Menig Frans kunstenaar had iets met het personage van Phaedra. Racine’s tragedie Phèdre leverde de stof voor Rameau’s debuutopera Hippolyte et Aricie en inspireerde in 1786 ook Lemoyne, al greep diens librettist terug op de antieken door Aricie weg te laten. Zo draait alles om de verdorven passie die Phaedra koestert voor haar stiefzoon Hippolytus, een liefde die ze durft te uiten als men de dood van echtgenoot Theseus meldt. Diens terugkeer uit de onderwereld zet fatale voorvallen in gang.
Jean-Baptiste Lemoyne (1751-1796) beleefde in 1782 een fiasco met Électre, waarin hij té radicaal de hervormingen van Gluck doorvoerde. Een vermeende beschimping door deze grootmeester dreef hem richting diens Italiaanse rivaal Piccinni, maar Phèdre (wel succesvol) staat niettemin geheel in de Franse declamatorische traditie. Echter met meer focus op verfijnde lyriek, terwijl de veertien pauken in Électre vast even oorverdovend waren als Strauss’ orkestbombast in zíjn Elektra.
Phèdre’s monologen zijn juweeltjes, getypeerd door welsprekende stiltes en spannende orkesttinten. De kwellingen van de koningin drukt Van Wanroij uit met een scherpe, maar steeds uiterst muzikale toonvorming en ze geeft elk woord betekenis zonder de vloeiende lijnen uit het oog te verliezen. Pure stemschoonheid bloeit het meest op in de slotscène, alsof Phèdre’s wroeging in haar stervensuur de demonen van lust en nijd eindelijk weet te verjagen.

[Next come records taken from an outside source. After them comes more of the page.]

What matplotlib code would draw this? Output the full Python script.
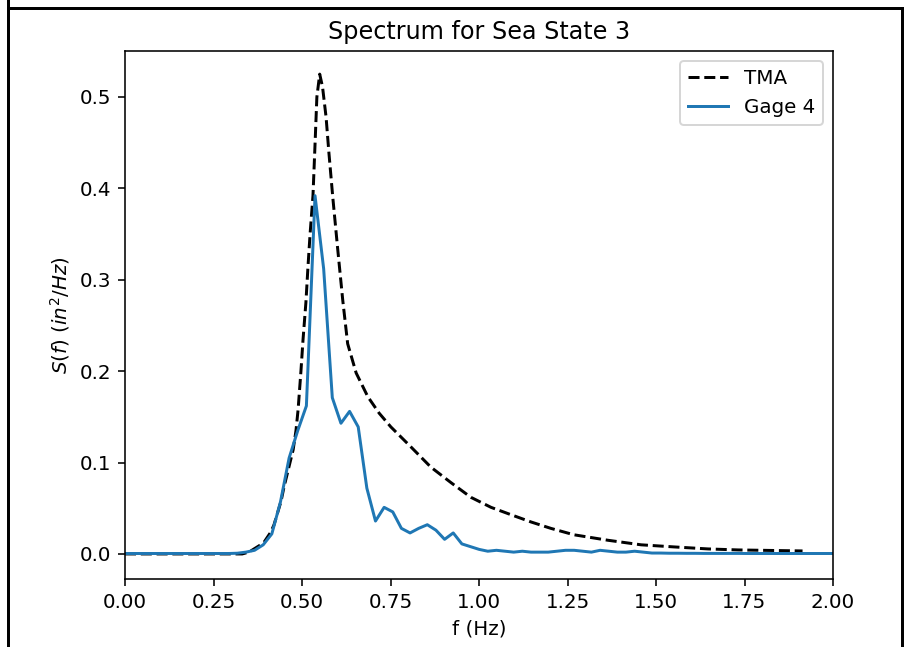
import matplotlib.pyplot as plt
import numpy as np
from matplotlib.lines import Line2D

# Gage 4 measured spectrum, frequency grid step
df = 0.0244
gage4 = [0.0005, 0.0005, 0.0005, 0.0005, 0.0005, 0.0005, 0.0005, 0.0005, 0.0005, 0.0005,
         0.0005, 0.0005, 0.0005, 0.0008, 0.002, 0.004, 0.010, 0.022, 0.057, 0.105,
         0.135, 0.162, 0.392, 0.312, 0.171, 0.143, 0.156, 0.139, 0.072, 0.036,
         0.051, 0.046, 0.028, 0.023, 0.028, 0.032, 0.026, 0.016, 0.023, 0.011,
         0.008, 0.005, 0.003, 0.004, 0.003, 0.002, 0.003, 0.002, 0.002, 0.002,
         0.003, 0.004, 0.004, 0.003, 0.002, 0.004, 0.003, 0.002, 0.002, 0.003,
         0.002, 0.001, 0.001, 0.0008, 0.0008, 0.0007, 0.0007, 0.0006, 0.0006, 0.0006,
         0.0006, 0.0006, 0.0005, 0.0005, 0.0005, 0.0005, 0.0005, 0.0005, 0.0005, 0.0005,
         0.0005, 0.0005, 0.0005]
f_gage = np.arange(len(gage4)) * df

# TMA target spectrum
f_tma = [0.0, 0.331, 0.350, 0.379, 0.393, 0.412, 0.421, 0.441, 0.449, 0.475,
         0.483, 0.489, 0.497, 0.503, 0.511, 0.517, 0.523, 0.531, 0.537, 0.542,
         0.550, 0.558, 0.568, 0.576, 0.587, 0.601, 0.615, 0.629, 0.653, 0.686,
         0.718, 0.751, 0.808, 0.864, 0.921, 0.977, 1.034, 1.090, 1.147, 1.203,
         1.268, 1.364, 1.458, 1.551, 1.647, 1.732, 1.914]
s_tma = [0.0, 0.0, 0.002, 0.009, 0.013, 0.024, 0.032, 0.058, 0.073, 0.114,
         0.135, 0.158, 0.200, 0.235, 0.275, 0.315, 0.351, 0.392, 0.450, 0.500,
         0.525, 0.511, 0.478, 0.439, 0.390, 0.333, 0.278, 0.230, 0.198, 0.172,
         0.154, 0.139, 0.117, 0.095, 0.078, 0.062, 0.051, 0.043, 0.035, 0.028,
         0.021, 0.015, 0.010, 0.0077, 0.0055, 0.0044, 0.0033]

fig = plt.figure(figsize=(9.11 / 1.43, 6.47 / 1.43), dpi=143)
ax = fig.add_axes([125 / 911, 1 - 579 / 647, 708 / 911, 528 / 647])

ax.plot(f_tma, s_tma, 'k--', label='TMA')
ax.plot(f_gage, gage4, label='Gage 4')

ax.set_xlim(0, 2)
ax.set_ylim(-0.0274, 0.5503)
ax.set_xlabel('f (Hz)')
ax.set_ylabel(r'$S(f)\ (in^2/Hz)$')
ax.set_title('Spectrum for Sea State 3')
ax.legend(loc='upper right')

# screenshot frame
for xs, ys in [([8, 8], [0, 647]), ([8, 902], [8, 8]), ([902, 902], [8, 647])]:
    fig.add_artist(Line2D(np.array(xs) / 911, 1 - np.array(ys) / 647,
                          transform=fig.transFigure, color='black', lw=1.5))

fig.savefig('out.png', dpi=143)
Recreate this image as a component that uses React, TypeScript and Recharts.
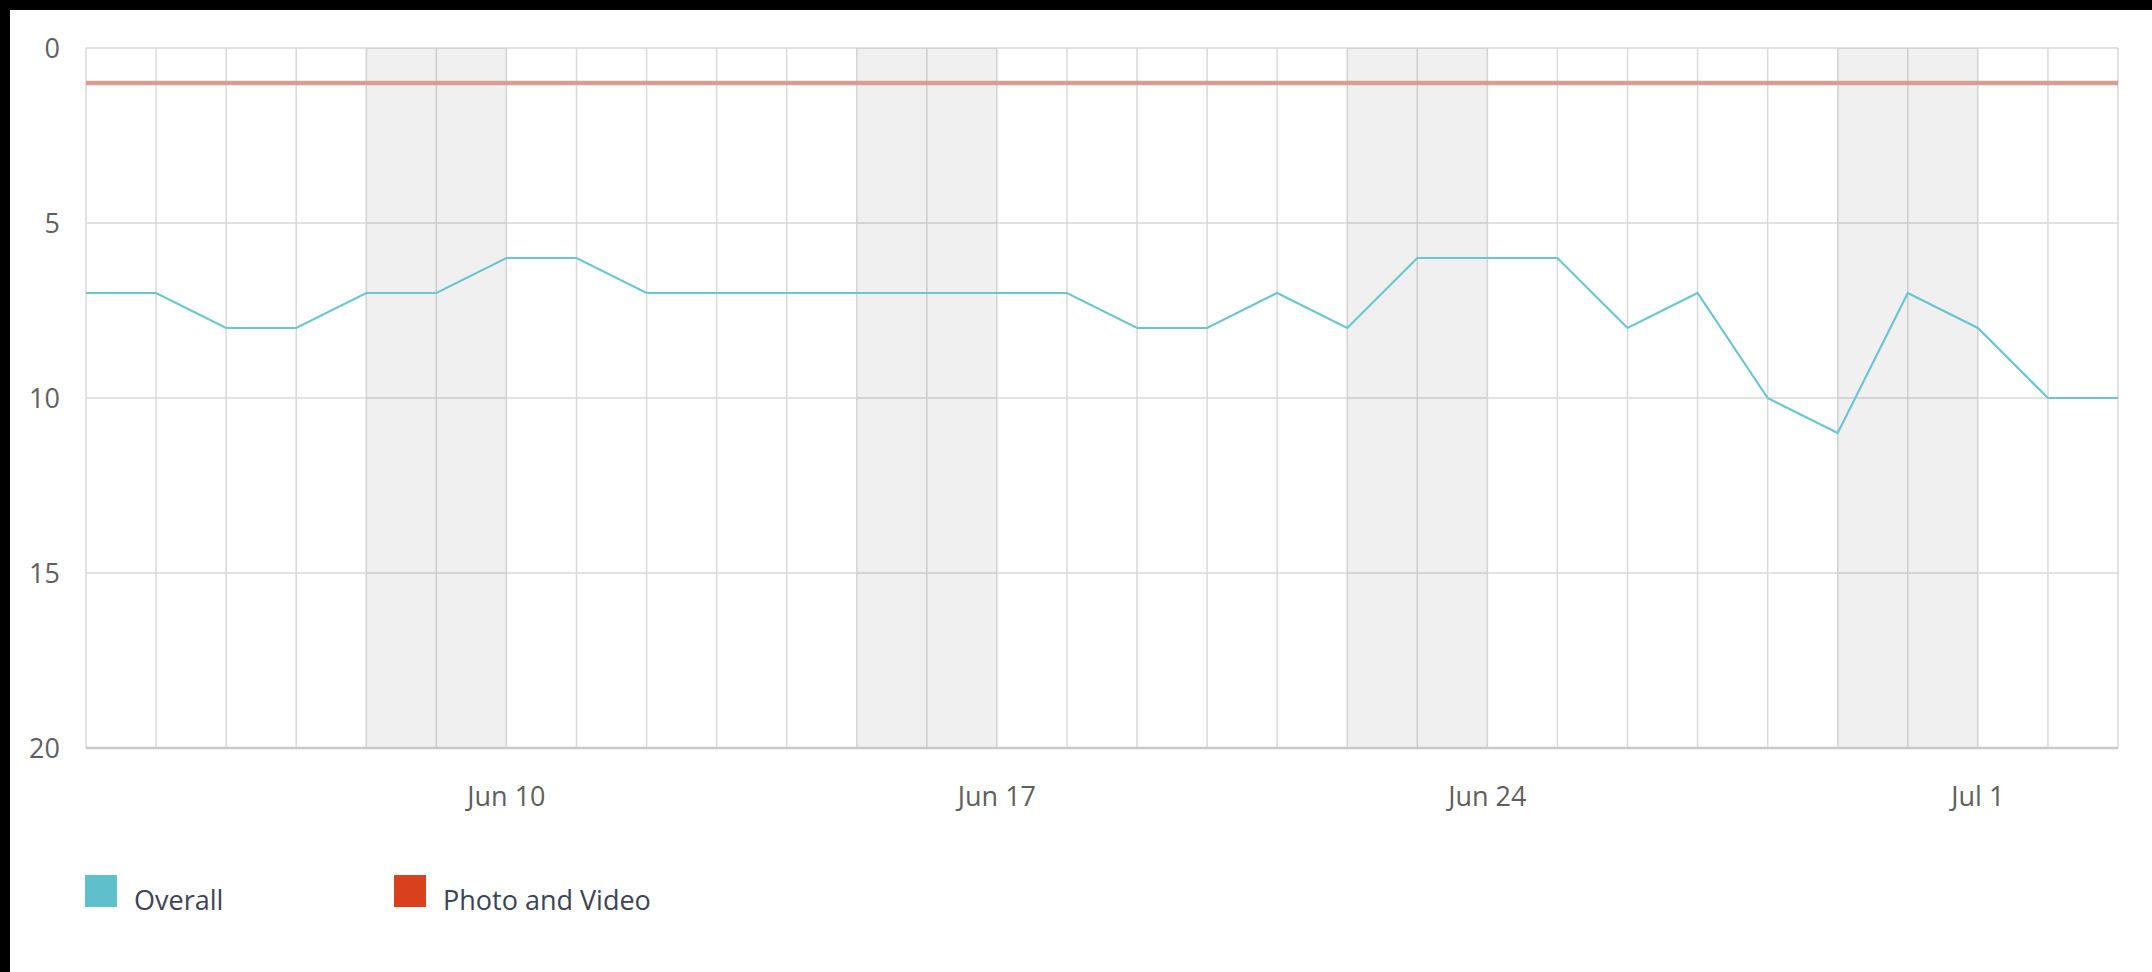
import { CartesianGrid, Line, LineChart, ReferenceArea, XAxis, YAxis } from "recharts";

// one category per day, Jun 4 .. Jul 3
const days = [
  "Jun 4", "Jun 5", "Jun 6", "Jun 7", "Jun 8", "Jun 9", "Jun 10",
  "Jun 11", "Jun 12", "Jun 13", "Jun 14", "Jun 15", "Jun 16", "Jun 17",
  "Jun 18", "Jun 19", "Jun 20", "Jun 21", "Jun 22", "Jun 23", "Jun 24",
  "Jun 25", "Jun 26", "Jun 27", "Jun 28", "Jun 29", "Jun 30", "Jul 1",
  "Jul 2", "Jul 3",
];

// rank values (lower is better, axis reversed)
const overall = [
  7, 7, 8, 8, 7, 7, 6, 6, 7, 7, 7, 7, 7, 7, 7,
  8, 8, 7, 8, 6, 6, 6, 8, 7, 10, 11, 7, 8, 10, 10,
];
const photoAndVideo = [
  1, 1, 1, 1, 1, 1, 1, 1, 1, 1, 1, 1, 1, 1, 1,
  1, 1, 1, 1, 1, 1, 1, 1, 1, 1, 1, 1, 1, 1, 1,
];

const labelledDays = ["Jun 10", "Jun 17", "Jun 24", "Jul 1"];
const yTicks = [0, 5, 10, 15, 20];

// weekend bands: [start, end]
const weekendStarts = ["Jun 8", "Jun 15", "Jun 22", "Jun 29"];
const weekendEnds = ["Jun 10", "Jun 17", "Jun 24", "Jul 1"];

const series = [
  { key: "overall", name: "Overall", color: "#5fc0cc" },
  { key: "photo", name: "Photo and Video", color: "#d9411e" },
];

const data = days.map((day, i) => ({
  day,
  overall: overall[i],
  photo: photoAndVideo[i],
}));

const font = "'Open Sans', sans-serif";

export default function App() {
  return (
    <div style={{ position: "fixed", left: 0, top: 0, width: 2152, height: 972, background: "#000" }}>
      <div style={{ position: "absolute", left: 10, top: 10, width: 2142, height: 962, background: "#fff" }}>
        <LineChart
          width={2142}
          height={962}
          data={data}
          margin={{ top: 38, right: 34, left: 0, bottom: 164 }}
        >
          {weekendStarts.map((s, i) => (
            <ReferenceArea
              key={s}
              x1={s}
              x2={weekendEnds[i]}
              fill="#000"
              fillOpacity={0.06}
              stroke="none"
              ifOverflow="visible"
            />
          ))}
          <CartesianGrid stroke="#d9d9d9" strokeWidth={1.5} />
          <XAxis
            dataKey="day"
            interval={0}
            height={60}
            tickLine={false}
            tickSize={0}
            tickMargin={39}
            axisLine={{ stroke: "#c9c9c9", strokeWidth: 2.5 }}
            tick={{ fill: "#5f5f5f", fontSize: 27, fontFamily: font }}
            tickFormatter={(v: string) => (labelledDays.includes(v) ? v : "")}
          />
          <YAxis
            width={76}
            reversed
            domain={[0, 20]}
            ticks={yTicks}
            axisLine={false}
            tickLine={false}
            tickSize={0}
            tickMargin={26}
            tick={{ fill: "#5f5f5f", fontSize: 27, fontFamily: font }}
          />
          <Line
            dataKey="photo"
            name="Photo and Video"
            stroke="#d89e94"
            strokeWidth={4.5}
            dot={false}
            isAnimationActive={false}
          />
          <Line
            dataKey="overall"
            name="Overall"
            stroke="#6cc6d0"
            strokeWidth={2.2}
            dot={false}
            isAnimationActive={false}
          />
        </LineChart>
        <div style={{ position: "absolute", left: 75, top: 865, display: "flex", fontFamily: font }}>
          {series.map((s) => (
            <div key={s.key} style={{ display: "flex", alignItems: "flex-end", width: 309 }}>
              <div style={{ width: 32, height: 32, background: s.color }} />
              <span style={{ marginLeft: 17, fontSize: 27, lineHeight: "27px", color: "#3c4357", position: "relative", top: 6 }}>
                {s.name}
              </span>
            </div>
          ))}
        </div>
      </div>
    </div>
  );
}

Waar recent Van Wanroij’s dramatische intensiteit me verraste, imponeert nu vooral een expressieve laagte. Eerste vertolkster Mme Saint-Huberty was in feite een mezzo die met sopraanrollen haar carrière bekortte. Haar oude dag eindigde even tragisch als haar rollen: verstrikt in politieke intriges werd ze in 1812 vermoord. Tussen alle jubel voor haar Phèdre was de enige kritiek een incidenteel benutte spreekstem. Van Wanroij volgt dit effect eenmaal voluit, veelzeggend op het woord ‘haat’.
Uiteraard is het geen onewomanshow. Melody Louledjian verleent valse vertrouwelinge Œnone haar warm-jeugdige sopraan. Het libretto doet Thésée geen gunsten, maar bariton Tassis Christoyannis maakt van hem meer dan een bullebak. Tenor Julien Behr is een stoere Hippolyte, met fraai zwevende hoge noten. Györghi Vashegyi treft met het Orfeo Orchestra en het Purcell Choir de juiste balans tussen streng classicisme en elegante esprit.
In mijn oren overstijgt deze opera qua zeggingskracht Salieri’s Les Horaces en Vogels La toison d’or, twee andere Gluck-navolgingen uit 1786, die eerder werden vastgelegd met Judith van Wanroij in de cast. Een gebrek aan echt pakkende melodieën zal een terugkeer in het repertoire vermoedelijk beletten, maar liefhebbers van het genre mogen deze voorbeeldige uitgave niet versmaden.